(YOUR OBJECTIVE): Omit all images, then return the remaining material exactly as it stands.

(AVAILABLE DATA):
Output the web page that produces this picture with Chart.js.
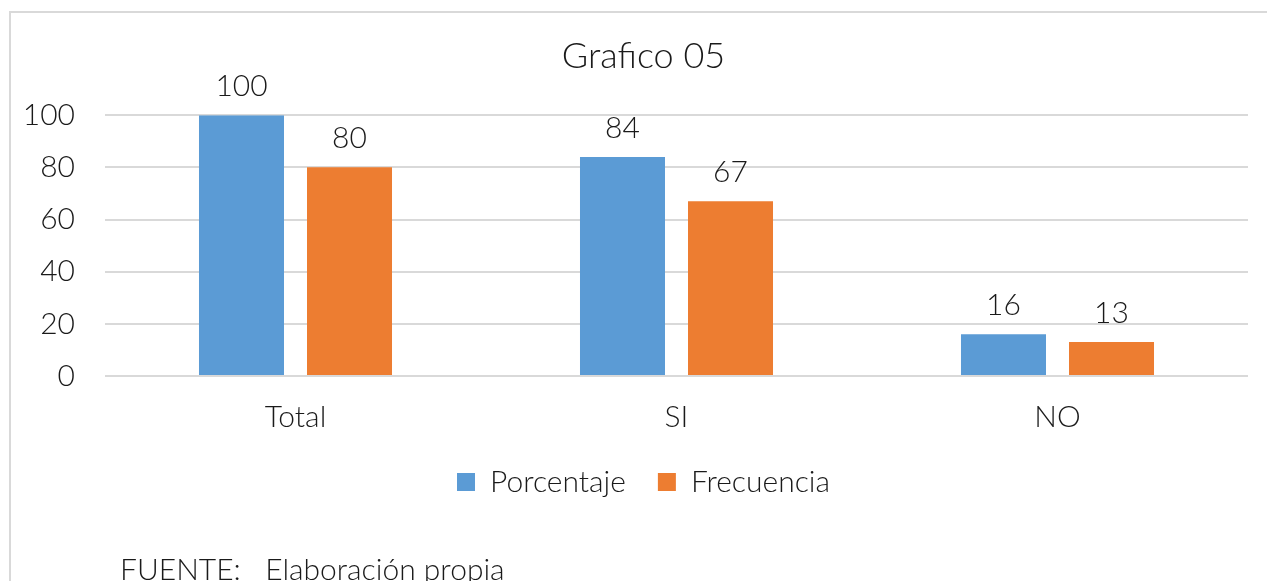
<!DOCTYPE html>
<html>
<head>
<meta charset="utf-8">
<script src="https://cdn.jsdelivr.net/npm/chart.js@4.4.1/dist/chart.umd.min.js"></script>
<style>
  html, body { margin: 0; padding: 0; background: #fff; }
  #wrap { position: relative; width: 1267px; height: 581px; overflow: hidden; }
  #frame { position: absolute; left: 9px; top: 11px; width: 1400px; height: 700px;
           border-top: 2px solid #d9d9d9; border-left: 2px solid #d9d9d9; box-sizing: border-box; }
  canvas { position: absolute; left: 0; top: 0; }
  #footer { position: absolute; left: 120px; top: 553px; font-family: Lato, "Open Sans", sans-serif;
            font-weight: 300; font-size: 30px; line-height: 30px; color: #1a1a1a; white-space: pre; }
</style>
</head>
<body>
<div id="wrap">
  <div id="frame"></div>
  <canvas id="c" width="1267" height="581"></canvas>
  <div id="footer">FUENTE:   Elaboración propia</div>
</div>
<script>
const categories = ["Total", "SI", "NO"];
const porcentaje = [100, 84, 16];
const frecuencia = [80, 67, 13];
const yTicks = [0, 20, 40, 60, 80, 100];

const FONT = "Lato, 'Open Sans', sans-serif";
const TEXT = "#1a1a1a";

const valueLabels = {
  id: "valueLabels",
  afterDatasetsDraw(chart) {
    const ctx = chart.ctx;
    ctx.save();
    ctx.font = "300 30px " + FONT;
    ctx.fillStyle = TEXT;
    ctx.textAlign = "center";
    ctx.textBaseline = "alphabetic";
    chart.data.datasets.forEach((ds, i) => {
      chart.getDatasetMeta(i).data.forEach((bar, j) => {
        ctx.fillText(String(ds.data[j]), bar.x, bar.y - 19);
      });
    });
    ctx.restore();
  }
};

new Chart(document.getElementById("c"), {
  type: "bar",
  data: {
    labels: categories,
    datasets: [
      { label: "Porcentaje", data: porcentaje, backgroundColor: "#5B9BD5",
        categoryPercentage: 0.567, barPercentage: 0.787 },
      { label: "Frecuencia", data: frecuencia, backgroundColor: "#ED7D31",
        categoryPercentage: 0.567, barPercentage: 0.787 }
    ]
  },
  options: {
    responsive: false,
    animation: false,
    layout: { padding: { left: 39, right: 19, top: 0, bottom: 74 } },
    plugins: {
      title: { display: true, text: "Grafico 05", color: TEXT,
               font: { family: FONT, size: 36, weight: 300 },
               padding: { top: 35, bottom: 37 } },
      legend: { position: "bottom",
                labels: { color: TEXT, font: { family: FONT, size: 30, weight: 300 },
                          boxWidth: 18, boxHeight: 18, padding: 32 } },
      tooltip: { enabled: false }
    },
    scales: {
      x: {
        grid: { display: false, drawTicks: false },
        border: { display: false },
        ticks: { color: TEXT, font: { family: FONT, size: 30, weight: 300 }, padding: 23 },
        afterFit(s) { s.height = 59; }
      },
      y: {
        min: 0, max: 100,
        afterBuildTicks(s) { s.ticks = yTicks.map(v => ({ value: v })); },
        grid: { color: "#d9d9d9", lineWidth: 2, drawTicks: false },
        border: { display: false },
        ticks: { color: TEXT, font: { family: FONT, size: 30, weight: 300 }, padding: 30 },
        afterFit(s) { s.width = 66; s._computeLabelArea = function () { return undefined; }; }
      }
    }
  },
  plugins: [valueLabels]
});
</script>
</body>
</html>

(FINAL ANSWER):
Output the web page that produces this picture with Chart.js.
<!DOCTYPE html>
<html>
<head>
<meta charset="utf-8">
<script src="https://cdn.jsdelivr.net/npm/chart.js@4.4.1/dist/chart.umd.min.js"></script>
<style>
  html, body { margin: 0; padding: 0; background: #fff; }
  #wrap { position: relative; width: 1267px; height: 581px; overflow: hidden; }
  #frame { position: absolute; left: 9px; top: 11px; width: 1400px; height: 700px;
           border-top: 2px solid #d9d9d9; border-left: 2px solid #d9d9d9; box-sizing: border-box; }
  canvas { position: absolute; left: 0; top: 0; }
  #footer { position: absolute; left: 120px; top: 553px; font-family: Lato, "Open Sans", sans-serif;
            font-weight: 300; font-size: 30px; line-height: 30px; color: #1a1a1a; white-space: pre; }
</style>
</head>
<body>
<div id="wrap">
  <div id="frame"></div>
  <canvas id="c" width="1267" height="581"></canvas>
  <div id="footer">FUENTE:   Elaboración propia</div>
</div>
<script>
const categories = ["Total", "SI", "NO"];
const porcentaje = [100, 84, 16];
const frecuencia = [80, 67, 13];
const yTicks = [0, 20, 40, 60, 80, 100];

const FONT = "Lato, 'Open Sans', sans-serif";
const TEXT = "#1a1a1a";

const valueLabels = {
  id: "valueLabels",
  afterDatasetsDraw(chart) {
    const ctx = chart.ctx;
    ctx.save();
    ctx.font = "300 30px " + FONT;
    ctx.fillStyle = TEXT;
    ctx.textAlign = "center";
    ctx.textBaseline = "alphabetic";
    chart.data.datasets.forEach((ds, i) => {
      chart.getDatasetMeta(i).data.forEach((bar, j) => {
        ctx.fillText(String(ds.data[j]), bar.x, bar.y - 19);
      });
    });
    ctx.restore();
  }
};

new Chart(document.getElementById("c"), {
  type: "bar",
  data: {
    labels: categories,
    datasets: [
      { label: "Porcentaje", data: porcentaje, backgroundColor: "#5B9BD5",
        categoryPercentage: 0.567, barPercentage: 0.787 },
      { label: "Frecuencia", data: frecuencia, backgroundColor: "#ED7D31",
        categoryPercentage: 0.567, barPercentage: 0.787 }
    ]
  },
  options: {
    responsive: false,
    animation: false,
    layout: { padding: { left: 39, right: 19, top: 0, bottom: 74 } },
    plugins: {
      title: { display: true, text: "Grafico 05", color: TEXT,
               font: { family: FONT, size: 36, weight: 300 },
               padding: { top: 35, bottom: 37 } },
      legend: { position: "bottom",
                labels: { color: TEXT, font: { family: FONT, size: 30, weight: 300 },
                          boxWidth: 18, boxHeight: 18, padding: 32 } },
      tooltip: { enabled: false }
    },
    scales: {
      x: {
        grid: { display: false, drawTicks: false },
        border: { display: false },
        ticks: { color: TEXT, font: { family: FONT, size: 30, weight: 300 }, padding: 23 },
        afterFit(s) { s.height = 59; }
      },
      y: {
        min: 0, max: 100,
        afterBuildTicks(s) { s.ticks = yTicks.map(v => ({ value: v })); },
        grid: { color: "#d9d9d9", lineWidth: 2, drawTicks: false },
        border: { display: false },
        ticks: { color: TEXT, font: { family: FONT, size: 30, weight: 300 }, padding: 30 },
        afterFit(s) { s.width = 66; s._computeLabelArea = function () { return undefined; }; }
      }
    }
  },
  plugins: [valueLabels]
});
</script>
</body>
</html>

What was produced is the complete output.